TASK STATEMENT:
Quote every line of the data below as it stands, omitting pictures.

--- begin ---

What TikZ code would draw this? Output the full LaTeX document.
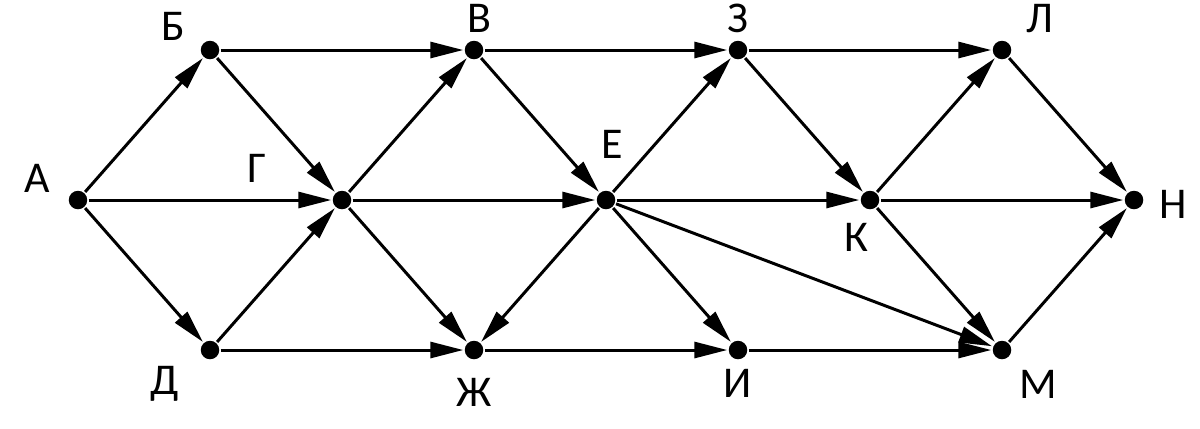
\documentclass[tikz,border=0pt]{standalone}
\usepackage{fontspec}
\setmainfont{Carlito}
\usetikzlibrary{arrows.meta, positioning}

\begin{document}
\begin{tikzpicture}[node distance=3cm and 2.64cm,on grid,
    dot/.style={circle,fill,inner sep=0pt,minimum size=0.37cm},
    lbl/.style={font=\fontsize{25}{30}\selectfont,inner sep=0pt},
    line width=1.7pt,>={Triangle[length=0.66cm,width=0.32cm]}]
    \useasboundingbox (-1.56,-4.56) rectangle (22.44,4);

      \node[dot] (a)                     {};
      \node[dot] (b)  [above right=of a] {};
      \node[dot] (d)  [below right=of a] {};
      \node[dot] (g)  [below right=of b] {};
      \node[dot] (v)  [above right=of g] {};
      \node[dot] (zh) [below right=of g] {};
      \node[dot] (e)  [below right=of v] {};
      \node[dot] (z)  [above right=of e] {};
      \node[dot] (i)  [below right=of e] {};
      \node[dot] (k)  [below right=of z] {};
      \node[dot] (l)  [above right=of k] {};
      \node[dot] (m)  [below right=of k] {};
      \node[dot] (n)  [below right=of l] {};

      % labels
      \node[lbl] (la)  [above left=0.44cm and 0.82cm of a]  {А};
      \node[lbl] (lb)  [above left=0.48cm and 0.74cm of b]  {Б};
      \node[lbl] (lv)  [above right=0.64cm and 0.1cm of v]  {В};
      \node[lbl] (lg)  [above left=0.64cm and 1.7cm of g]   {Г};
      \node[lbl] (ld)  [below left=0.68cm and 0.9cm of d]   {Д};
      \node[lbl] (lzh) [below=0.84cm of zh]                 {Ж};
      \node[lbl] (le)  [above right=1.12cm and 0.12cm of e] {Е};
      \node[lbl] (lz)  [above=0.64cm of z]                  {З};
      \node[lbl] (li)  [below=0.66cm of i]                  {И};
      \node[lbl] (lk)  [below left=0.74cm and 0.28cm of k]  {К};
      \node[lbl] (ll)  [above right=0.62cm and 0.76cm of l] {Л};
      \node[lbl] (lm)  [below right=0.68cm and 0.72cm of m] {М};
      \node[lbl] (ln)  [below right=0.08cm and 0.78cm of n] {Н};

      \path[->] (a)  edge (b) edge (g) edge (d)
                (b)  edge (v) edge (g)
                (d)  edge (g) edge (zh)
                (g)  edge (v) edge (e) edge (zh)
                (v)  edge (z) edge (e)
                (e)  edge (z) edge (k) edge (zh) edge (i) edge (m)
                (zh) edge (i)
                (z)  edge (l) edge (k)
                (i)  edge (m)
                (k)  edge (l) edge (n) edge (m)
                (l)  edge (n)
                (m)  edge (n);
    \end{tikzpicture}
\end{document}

--- end ---

THE ANSWER:
What TikZ code would draw this? Output the full LaTeX document.
\documentclass[tikz,border=0pt]{standalone}
\usepackage{fontspec}
\setmainfont{Carlito}
\usetikzlibrary{arrows.meta, positioning}

\begin{document}
\begin{tikzpicture}[node distance=3cm and 2.64cm,on grid,
    dot/.style={circle,fill,inner sep=0pt,minimum size=0.37cm},
    lbl/.style={font=\fontsize{25}{30}\selectfont,inner sep=0pt},
    line width=1.7pt,>={Triangle[length=0.66cm,width=0.32cm]}]
    \useasboundingbox (-1.56,-4.56) rectangle (22.44,4);

      \node[dot] (a)                     {};
      \node[dot] (b)  [above right=of a] {};
      \node[dot] (d)  [below right=of a] {};
      \node[dot] (g)  [below right=of b] {};
      \node[dot] (v)  [above right=of g] {};
      \node[dot] (zh) [below right=of g] {};
      \node[dot] (e)  [below right=of v] {};
      \node[dot] (z)  [above right=of e] {};
      \node[dot] (i)  [below right=of e] {};
      \node[dot] (k)  [below right=of z] {};
      \node[dot] (l)  [above right=of k] {};
      \node[dot] (m)  [below right=of k] {};
      \node[dot] (n)  [below right=of l] {};

      % labels
      \node[lbl] (la)  [above left=0.44cm and 0.82cm of a]  {А};
      \node[lbl] (lb)  [above left=0.48cm and 0.74cm of b]  {Б};
      \node[lbl] (lv)  [above right=0.64cm and 0.1cm of v]  {В};
      \node[lbl] (lg)  [above left=0.64cm and 1.7cm of g]   {Г};
      \node[lbl] (ld)  [below left=0.68cm and 0.9cm of d]   {Д};
      \node[lbl] (lzh) [below=0.84cm of zh]                 {Ж};
      \node[lbl] (le)  [above right=1.12cm and 0.12cm of e] {Е};
      \node[lbl] (lz)  [above=0.64cm of z]                  {З};
      \node[lbl] (li)  [below=0.66cm of i]                  {И};
      \node[lbl] (lk)  [below left=0.74cm and 0.28cm of k]  {К};
      \node[lbl] (ll)  [above right=0.62cm and 0.76cm of l] {Л};
      \node[lbl] (lm)  [below right=0.68cm and 0.72cm of m] {М};
      \node[lbl] (ln)  [below right=0.08cm and 0.78cm of n] {Н};

      \path[->] (a)  edge (b) edge (g) edge (d)
                (b)  edge (v) edge (g)
                (d)  edge (g) edge (zh)
                (g)  edge (v) edge (e) edge (zh)
                (v)  edge (z) edge (e)
                (e)  edge (z) edge (k) edge (zh) edge (i) edge (m)
                (zh) edge (i)
                (z)  edge (l) edge (k)
                (i)  edge (m)
                (k)  edge (l) edge (n) edge (m)
                (l)  edge (n)
                (m)  edge (n);
    \end{tikzpicture}
\end{document}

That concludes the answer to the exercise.